Understanding what your business is worth can be a critical issue in several circumstances. They can run the gamut from divorce, partnership dissolution, estate issues, buy/sell agreements, ESOPs, or, most commonly, the sale of the business to a third party or key employee. The ultimate determination requires a business valuation.
Regardless of your reasons, you’ll come up against some common methods when having your business valued, including asset-, income-, and market-based approaches. “We rarely weigh the asset approach in our overall value, with the exception of businesses with a high concentration of assets and no intangible value coming from the company’s earnings,” notes Gary Rayberg, president of ROI Corporation, a Weymouth-based business brokerage and business valuation firm.
The income approach
Two of the most prevalent methods in the income approach include capitalization of earnings and discounted future earnings.
- The capitalization of earnings method involves selecting the appropriate economic earnings stream to capitalize—such as the company’s earnings before interest, federal income tax, depreciation and amortization (EBITDA)—and then taking the economic income and dividing it by the appropriate capitalization rate. “The appropriate economic earnings stream could be the last full year, an average of several years, or a weighted average of several years,” Rayberg explains. “The economic earnings are then capitalized by the appropriate capitalization rate. Lastly, adjustments are made to convert the pre-tax earnings to net income to eliminate the tax effect, and a long-term sustainable growth rate adjustment is made.” This method closely aligns a multiple of earnings, as the capitalization rate is the inverse of a multiple of earnings. For example, a 20 percent capitalization rate is a five multiple (five times 20 percent=100 percent) and a four multiple is a 25 percent cap rate.
- The discounted future earnings method appears to be completely different from the capitalization of earnings method; however, if all of the assumptions are identical with respect to the economic income, growth rates, income tax rates, etc., it will yield similar results, notes Rayberg. If the expected economic income is a level amount with a constant growth rate, the discount rate would be equal to the capitalization rate. The discounted future earnings uses a finite period of projected earnings, such as three, five, or 10 years, coupled with a long-term growth rate into perpetuity. Future earnings are then discounted to a present value based on the discount rate. “In a perfect world the discounted future earnings method is considered the most appropriate method to use in appraising a business,” Rayberg says. “However, we’ve found that overly aggressive projections and growth rates can produce inflated values.”
The market approach
The market approach compares the subject company with sales of similar businesses to estimate a relative value.
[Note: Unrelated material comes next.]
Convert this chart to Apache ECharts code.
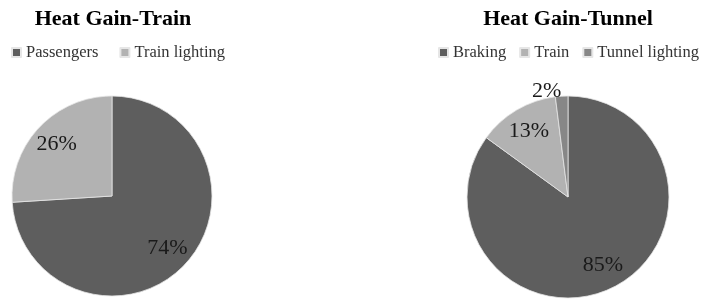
<!DOCTYPE html>
<html>
<head>
<meta charset="utf-8">
<script src="https://cdn.jsdelivr.net/npm/echarts@6/dist/echarts.min.js"></script>
<style>
    html, body { margin: 0; padding: 0; background: #fff; }
    #chart { width: 703px; height: 302px; }
</style>
</head>
<body>
<div id="chart"></div>
<script>
    // data (percent)
    const trainNames = ['Passengers', 'Train lighting'];
    const trainValues = [74, 26];
    const tunnelNames = ['Braking', 'Train', 'Tunnel lighting'];
    const tunnelValues = [85, 13, 2];

    const trainColors = ['#5e5e5e', '#b2b2b2'];
    const tunnelColors = ['#5e5e5e', '#b2b2b2', '#878787'];

    const serif = '"Liberation Serif", "DejaVu Serif", serif';

    function mainData(names, values, colors) {
        return names.map((n, i) => ({
            name: n,
            value: values[i],
            itemStyle: { color: colors[i] },
            // tiny slices get their label outside, like the original
            label: { show: values[i] < 5 }
        }));
    }
    function labelData(names, values) {
        return names.map((n, i) => ({
            name: n,
            value: values[i],
            label: { show: values[i] >= 5 }
        }));
    }

    function pieMain(names, values, colors, center, r) {
        return {
            type: 'pie',
            center: center,
            radius: [0, r],
            startAngle: 90,
            clockwise: true,
            animation: false,
            itemStyle: { borderColor: '#e6e6e6', borderWidth: 0.8 },
            label: {
                position: 'outside',
                formatter: '{c}%',
                fontFamily: serif,
                fontSize: 22,
                color: '#1a1a1a',
                distanceToLabelLine: 0
            },
            labelLine: { show: false, length: 5, length2: 0 },
            emphasis: { disabled: true },
            data: mainData(names, values, colors)
        };
    }
    // transparent ring used only to put inside labels further out
    function pieLabels(names, values, center, r) {
        return {
            type: 'pie',
            center: center,
            radius: [r * 0.46, r],
            startAngle: 90,
            clockwise: true,
            animation: false,
            silent: true,
            itemStyle: { color: 'rgba(0,0,0,0)', borderWidth: 0 },
            label: {
                position: 'inside',
                formatter: '{c}%',
                fontFamily: serif,
                fontSize: 22,
                color: '#1a1a1a'
            },
            labelLine: { show: false },
            emphasis: { disabled: true },
            data: labelData(names, values)
        };
    }

    const chart = echarts.init(document.getElementById('chart'));
    const legendText = { fontFamily: serif, fontSize: 16.5, color: '#333' };

    const option = {
        backgroundColor: '#fff',
        title: [
            {
                text: 'Heat Gain-Train',
                left: 108, top: 3, textAlign: 'center',
                textStyle: { fontFamily: serif, fontSize: 22, fontWeight: 'bold', color: '#000' }
            },
            {
                text: 'Heat Gain-Tunnel',
                left: 563, top: 3, textAlign: 'center',
                textStyle: { fontFamily: serif, fontSize: 22, fontWeight: 'bold', color: '#000' }
            }
        ],
        legend: [
            {
                data: trainNames,
                left: 11, top: 44, padding: 0,
                icon: 'rect', itemWidth: 9, itemHeight: 9, itemGap: 21,
                textStyle: legendText,
                selectedMode: false
            },
            {
                data: tunnelNames,
                left: 438, top: 44, padding: 0, width: 320,
                icon: 'rect', itemWidth: 9, itemHeight: 9, itemGap: 13,
                textStyle: legendText,
                selectedMode: false
            }
        ],
        series: [
            pieMain(trainNames, trainValues, trainColors, [112, 196], 100),
            pieMain(tunnelNames, tunnelValues, tunnelColors, [568, 197], 101),
            pieLabels(trainNames, trainValues, [112, 196], 100),
            pieLabels(tunnelNames, tunnelValues, [568, 197], 101)
        ]
    };
    chart.setOption(option);
</script>
</body>
</html>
Two common market approach methods are market value of invested capital to revenue and market value of invested capital to normalized EBITDA. “Earnings multiples tend to be more relevant that revenue multiples,” Rayberg says. “We’ve found that buyers and sellers both want know what market comps show. That said, the market approach is only as good as the data used and the comps analyzed.”
Because business value can change depending on market and other factors, it makes sense to get a fairly consistent handle on the worth of yours, as you never know when it might come into play. “For example, one of our clients—Cambridge Sound Management—had grown beyond the comfort of one of its partners, and needed to engineer a buyout,” says Patrick Padden, senior vice president, Corporate Banking, at Salem Five. “Because they had a history of regular, third-party valuations, there was little, if any, discussion among the parties as to the value of the piece of the company being acquired by the other owner.”
In getting a business valuation, Padden recommends securing the services of a professional third-party valuation firm. “It’s also important for a business owner to try as much as possible to keep the emotion out of any consideration of value,” he adds. “Often, the owners have either started the company from nothing, or have grown it from something very modest. It can be hard to come to grips with the realities of an objective, third-party mathematical equation that places a value on something that has consumed significant time, sweat, angst, and other emotional investments over a period of time, but it should be a truly objective measure.”